Alguien más contempló la escena y la completó: una chica que había salido con la marabunta, entró nuevamente a la estación, se acercó al estanco, compró un paquete de tabaco y se dirigió hacia el hombre. Le entregó los cigarrillos con una mano, mientras con la otra le dio una leve palmadita en la espalda. A las crisis hay que ponerles nombre, vestirlas con una chupa negra, mirarlas a la cara y, mejor, a los ojos.
Cada vez se ve más gente hurgando entre la basura, durmiendo en el portal de un banco o –como éste– recogiendo las colillas que otros desechan. A todos –a quien más, a quien menos– nos sobrecoge.
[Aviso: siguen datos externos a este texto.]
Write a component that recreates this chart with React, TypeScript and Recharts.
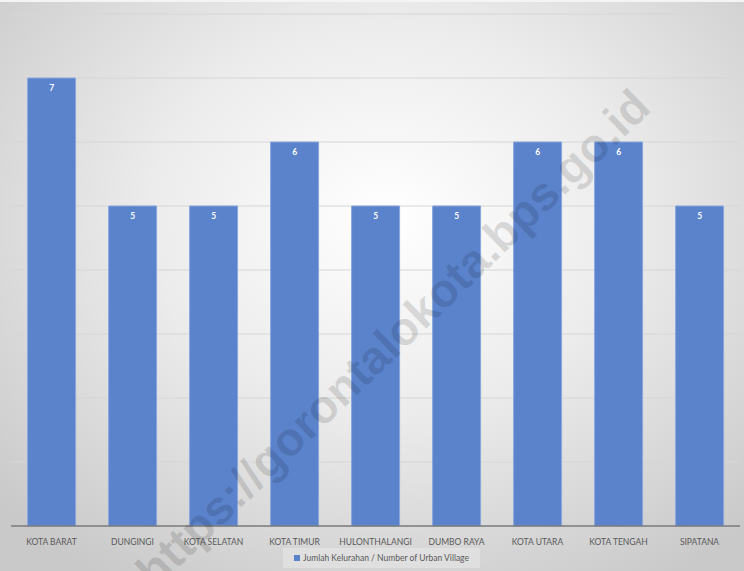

Pero en general se guarda un silencio impotente, avergonzado. Parece que cuando vemos a cada persona se nos vienen encima las decenas, los cientos, los millones de personas que van por la vida apenas sobreviviendo. Y nos parece que el problema se nos va de las manos. Y pasamos de largo, en silencio. Pero en realidad nos hemos encontrado a una persona, esa persona. Y para un café, un bocadillo, un paquete de cigarros, una palmadita en el hombro, quizá, ya nos llega.
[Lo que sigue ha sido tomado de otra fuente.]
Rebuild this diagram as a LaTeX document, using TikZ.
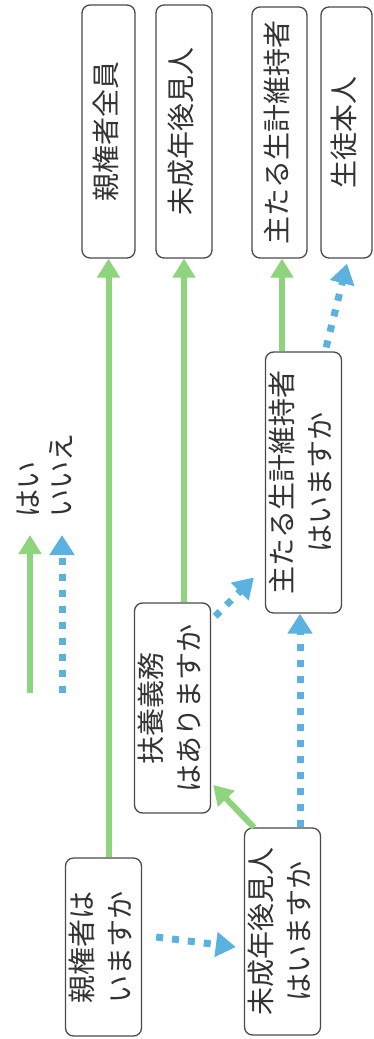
\documentclass[tikz,border=0pt]{standalone}
\usepackage{fontspec}
\setmainfont{Noto Sans CJK JP}
\usepackage{graphicx}
\usetikzlibrary{arrows.meta,calc}
\definecolor{ygreen}{HTML}{8DD47C}
\definecolor{nblue}{HTML}{5BB2E0}
\definecolor{boxgray}{HTML}{4A4A4A}
\definecolor{txtgray}{HTML}{333333}
\newcommand{\vt}[1]{\rotatebox{90}{\begin{tabular}{@{}c@{}}#1\end{tabular}}}
\begin{document}
\begin{tikzpicture}[x=1pt,y=-1pt,
  box/.style={draw=boxgray, line width=1.3pt, rounded corners=8pt, inner sep=0pt, fill=white,
    text=txtgray, font=\fontsize{28}{38}\selectfont},
  yes/.style={draw=ygreen, line width=6pt, -{Triangle[width=22pt,length=19pt,fill=ygreen]}},
  no/.style={draw=nblue, line width=7pt, dash pattern=on 7pt off 9pt, -{Triangle[width=24pt,length=20pt,fill=nblue]}},
  lbl/.style={text=txtgray, font=\fontsize{28}{38}\selectfont, rotate=90, anchor=west, inner sep=0pt}]
\useasboundingbox (0,0) rectangle (373,1039);
\fill[white] (0,0) rectangle (373,1039);
% result boxes
\node[box, minimum width=53pt, minimum height=253pt] (n1) at (108.5,131.5) {\vt{親権者全員}};
\node[box, minimum width=56pt, minimum height=253pt] (n2) at (184,131.5) {\vt{未成年後見人}};
\node[box, minimum width=55pt, minimum height=251pt] (n3) at (279.5,132.5) {\vt{主たる生計維持者}};
\node[box, minimum width=51pt, minimum height=251pt] (n4) at (346.5,132.5) {\vt{生徒本人}};
% question boxes
\node[box, minimum width=69pt, minimum height=178pt] (q1) at (103.5,947) {\vt{親権者は\\いますか}};
\node[box, minimum width=69pt, minimum height=207pt] (q2) at (282.5,931.5) {\vt{未成年後見人\\はいますか}};
\node[box, minimum width=71pt, minimum height=210pt] (q3) at (172.5,708) {\vt{扶養義務\\はありますか}};
\node[box, minimum width=69pt, minimum height=261pt] (q4) at (303.5,482.5) {\vt{主たる生計維持者\\はいますか}};
% connectors
\draw[yes] (q1.north -| n1.south) -- (n1.south);
\draw[no] ($(q1.east)+(14,-10)$) -- ($(q2.west)+(-8,15.5)$);
\draw[yes] ($(q2.north west)+(10,0)$) -- ($(q3.east)+(2,77)$);
\draw[no] ($(q2.north)+(17.5,0)$) -- ($(q4.south)+(-3.5,0)$);
\draw[yes] (q3.north -| n2.south) -- (n2.south);
\draw[no] ($(q3.north east)+(4,14)$) -- ($(q4.west)+(-11,95)$);
\draw[yes] ($(q4.north)+(-21.5,0)$) -- ($(n3.south)+(2.5,0)$);
\draw[no] ($(q4.north east)+(-16,-4)$) -- ($(n4.south)+(0.5,5)$);
% legend
\coordinate (lg1a) at (30,693);
\coordinate (lg1b) at (30,535);
\coordinate (lg2a) at (62,693);
\coordinate (lg2b) at (62,535);
\draw[yes] (lg1a) -- (lg1b);
\draw[no] (lg2a) -- (lg2b);
\node[lbl] (lyes) at (28,518) {はい};
\node[lbl] (lno) at (61,518) {いいえ};
\end{tikzpicture}
\end{document}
Lo que vi me recordó la frase J. M. Mora Fandos: "Sospecho que el llamado silencio de Dios es principalmente nuestro silencio sobre Dios". Y yo sospecho que en las penurias de muchos, algo hay de nuestra indiferencia. Quizá lo más digno sea dignificar a quien podamos, uno a uno, en lugar de salir con la marabunta a dar gritos de indignación. Sacudirnos el silencio, pero en voz baja y hablando al oído, o dando palmaditas cuando se pueda.